Dziś porwiemy Was w czarujące Dolomity. Dolomity włoskie to góry pełne uroku, koloru i wyjątkowego nastroju. O każdej porze roku znajdziemy wspaniałe atrakcje, dzięki którym naładujemy baterie i pełni sił będziemy mogli wrócić do pracy.
To cudowne pasmo Alp znajduje się w północnej części Włoch; graniczy z Austrią. Jadąc przez Austrię, mijamy granitowe szczyty. W przełęczy Brenero witają nas urokliwe, malownicze i jedyne tego typu formacje skalne na świecie! Wyjątkowe kolory – połączenie różu o wchodzie i zachodzie słońca oraz mlecznych ostrych szczytów. Szanse, że przywita nas słońce, jest tu większe niż w Austrii, poza tym klimat jest łagodniejszy. Jeździmy w Dolomity od 20 lat i nigdy dość!

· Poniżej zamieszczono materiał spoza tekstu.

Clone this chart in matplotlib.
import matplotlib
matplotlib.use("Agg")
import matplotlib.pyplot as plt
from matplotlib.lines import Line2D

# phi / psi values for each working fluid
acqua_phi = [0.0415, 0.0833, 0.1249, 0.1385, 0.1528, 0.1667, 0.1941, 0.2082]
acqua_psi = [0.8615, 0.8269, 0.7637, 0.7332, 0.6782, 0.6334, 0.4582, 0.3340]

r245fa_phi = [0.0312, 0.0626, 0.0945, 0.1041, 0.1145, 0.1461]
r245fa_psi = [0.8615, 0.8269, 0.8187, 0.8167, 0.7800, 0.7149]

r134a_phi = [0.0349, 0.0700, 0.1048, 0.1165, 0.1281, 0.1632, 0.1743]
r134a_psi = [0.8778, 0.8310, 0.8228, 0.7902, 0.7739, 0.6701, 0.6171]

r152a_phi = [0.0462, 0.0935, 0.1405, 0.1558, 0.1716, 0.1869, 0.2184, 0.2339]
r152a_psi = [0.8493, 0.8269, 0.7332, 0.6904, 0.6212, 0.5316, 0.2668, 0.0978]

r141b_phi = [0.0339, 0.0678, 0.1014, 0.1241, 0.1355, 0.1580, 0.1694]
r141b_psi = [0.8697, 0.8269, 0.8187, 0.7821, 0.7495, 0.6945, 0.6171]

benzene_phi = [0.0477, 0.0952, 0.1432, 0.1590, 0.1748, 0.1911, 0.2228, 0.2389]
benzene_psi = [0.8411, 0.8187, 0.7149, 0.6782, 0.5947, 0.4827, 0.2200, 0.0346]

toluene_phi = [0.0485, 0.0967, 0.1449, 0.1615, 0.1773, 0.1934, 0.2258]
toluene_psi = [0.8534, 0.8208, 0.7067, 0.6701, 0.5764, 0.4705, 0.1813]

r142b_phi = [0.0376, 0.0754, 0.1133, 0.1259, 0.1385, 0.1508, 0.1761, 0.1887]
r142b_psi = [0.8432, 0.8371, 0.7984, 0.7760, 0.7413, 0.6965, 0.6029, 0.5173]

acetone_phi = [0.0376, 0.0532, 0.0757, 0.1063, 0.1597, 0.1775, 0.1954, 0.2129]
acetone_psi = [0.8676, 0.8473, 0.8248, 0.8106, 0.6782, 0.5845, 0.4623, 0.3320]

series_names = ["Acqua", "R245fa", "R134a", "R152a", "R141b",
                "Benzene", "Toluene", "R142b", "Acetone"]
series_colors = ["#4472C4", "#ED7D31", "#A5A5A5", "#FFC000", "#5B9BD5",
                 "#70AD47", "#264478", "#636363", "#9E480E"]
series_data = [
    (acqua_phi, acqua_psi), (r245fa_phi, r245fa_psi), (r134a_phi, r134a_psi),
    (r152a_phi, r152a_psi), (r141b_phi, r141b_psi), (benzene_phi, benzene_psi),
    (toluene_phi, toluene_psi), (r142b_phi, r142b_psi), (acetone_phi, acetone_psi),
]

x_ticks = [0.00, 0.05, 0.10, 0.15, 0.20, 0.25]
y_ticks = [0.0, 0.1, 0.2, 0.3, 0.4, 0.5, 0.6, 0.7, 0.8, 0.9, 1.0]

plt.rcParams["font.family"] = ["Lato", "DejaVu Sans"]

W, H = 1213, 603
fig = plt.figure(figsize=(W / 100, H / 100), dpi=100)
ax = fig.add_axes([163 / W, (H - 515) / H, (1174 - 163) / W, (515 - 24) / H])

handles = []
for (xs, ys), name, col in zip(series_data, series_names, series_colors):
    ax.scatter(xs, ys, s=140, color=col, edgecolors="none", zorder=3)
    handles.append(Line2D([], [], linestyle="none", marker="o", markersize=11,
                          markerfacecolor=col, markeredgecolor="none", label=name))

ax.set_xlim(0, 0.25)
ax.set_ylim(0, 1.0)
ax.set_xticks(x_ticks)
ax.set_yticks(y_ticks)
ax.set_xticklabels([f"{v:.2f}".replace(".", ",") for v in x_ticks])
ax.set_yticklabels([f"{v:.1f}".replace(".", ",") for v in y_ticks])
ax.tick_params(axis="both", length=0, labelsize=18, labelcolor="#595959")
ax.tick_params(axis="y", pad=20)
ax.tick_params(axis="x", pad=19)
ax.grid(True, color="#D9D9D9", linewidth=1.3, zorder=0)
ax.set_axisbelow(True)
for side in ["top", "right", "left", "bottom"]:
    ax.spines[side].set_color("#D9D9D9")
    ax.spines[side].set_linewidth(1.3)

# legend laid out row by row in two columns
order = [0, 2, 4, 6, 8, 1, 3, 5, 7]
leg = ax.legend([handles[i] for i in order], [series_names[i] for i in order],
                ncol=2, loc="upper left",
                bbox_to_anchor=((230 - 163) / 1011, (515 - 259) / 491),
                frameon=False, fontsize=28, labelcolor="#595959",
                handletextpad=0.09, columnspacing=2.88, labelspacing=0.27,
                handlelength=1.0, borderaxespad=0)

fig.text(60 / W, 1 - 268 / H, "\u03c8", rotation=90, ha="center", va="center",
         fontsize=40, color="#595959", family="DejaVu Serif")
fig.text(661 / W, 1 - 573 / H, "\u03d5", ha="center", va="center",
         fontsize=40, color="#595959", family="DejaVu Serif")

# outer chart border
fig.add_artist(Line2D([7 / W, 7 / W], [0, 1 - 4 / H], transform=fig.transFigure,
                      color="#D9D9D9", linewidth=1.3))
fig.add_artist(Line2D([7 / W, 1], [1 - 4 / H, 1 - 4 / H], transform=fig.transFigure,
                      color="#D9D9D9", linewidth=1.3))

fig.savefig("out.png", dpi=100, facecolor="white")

Zarówno dla singli, rodzin, grupy przyjaciół miejsce jest idealne. Czy wiecie, czym jest jazda po tzw. sztruksiku, po idealnie wylatrakowanym stoku, w lekko zmrożonym i mieniącym się śniegu? To bajka. Dla narciarzy raj, znakomite trasy, nowoczesne wyciągi, świetnie utrzymane stoki i oczywiście widoki zapierające dech w piersiach.
Czas białego szaleństwa rozpoczyna się otwarciem sezonu na początku grudnia. Tu koniecznie należy wybrać się do słonecznego Livigno, 14-kilometrowa dolina ma wyjątkowy klimat, nazywana jest Małym Tybetem, ze względu na suchy i zimny klimat. Jest duże prawdopodobieństwo, że od początku grudnia będą już naprawdę korzystne warunki narciarskie, chociaż bywały lata, gdzie lepiej było zabrać ze sobą rower niż narty. Co do zasady jest wówczas taniej i skipass jest wkalkulowany w cenę zakwaterowania. Przy okazji mamy wspaniałe apres ski i niedaleko znajdują się stare termy idealne na relaks po sportowych wyczynach na stoku.
We Włoszech główne ośrodki narciarskie to Region Trentino, Alto Adige i Veneto. Przez te ośrodki prowadzi największa karuzela narciarska w Europie – Dolomitysuperski.
Nie sposób się nudzić … W ferie możemy pośmigać w Val di Fassa z bezpośrednim dostępem do niesamowitego masywu Sella Ronda, gdzie jeżdżąc wyznaczoną trasą w prawo lub w lewo, możemy spędzić na tzw. karuzeli narciarskiej prawie cały dzień, podziwiając niesamowite widoki, zatrzymując się na pyszną pastę i bombardino. Niestety ceny skipasow nie należą do najtańszych – cały region Dolomity Super Ski to 1200 km tras narciarskich – koszt skipassu ok. 340 €/os. Z racji tego, że nie wszyscy są wytrawnymi narciarzami, można pomyśleć, by wyskoczyć do Alpe di Susi, a może do pięknej i uroczej Civetta. Około 70 km tras i wówczas cenę skipassu w ferie mamy 230 €/os. – to jest mój plan na rok 2023!
Zazwyczaj ruszaliśmy w podróż swoim autem, jednak od pewnego czasu nauczyłam się, że urlop to relaks i pełen luz. Podróżujemy więc całą ekipą komfortowym autokarem, gdzie dopłacamy za puste miejsce obok, by każdy miał swobodę i więcej przestrzeni podczas jazdy. Z Poznania wyruszamy o godzinie 22:00 i po 14 h – przy założeniu, że pogoda jest sprzyjająca – dojeżdżamy do naszego hotelu. Po drodze śniadanie w Austrii, poranek w Alpach, fajny film i jesteśmy! Możemy spokojnie podziwiać widoki i cieszyć się wspólnym byciem razem. Bardzo polecam, co roku w okresie ferii zimowych wyruszamy i nie możemy się już tego doczekać. Zarówno narciarze, jak i snowboardziści spełnią swoje marzenia o swobodnym eksplorowaniu przepięknych tras, krystalicznym powietrzu i braku kolejek do wyciągów. Dodam, że dla piechurów, nie narciarzy także jest ogrom atrakcji. Rakiety śnieżne, sanki, wycieczki piesze, wspólne wieczory i tańce. Wszystko to tworzy wspaniałe wspomnienia i cudne zdjęcia. Bo podróżować to żyć!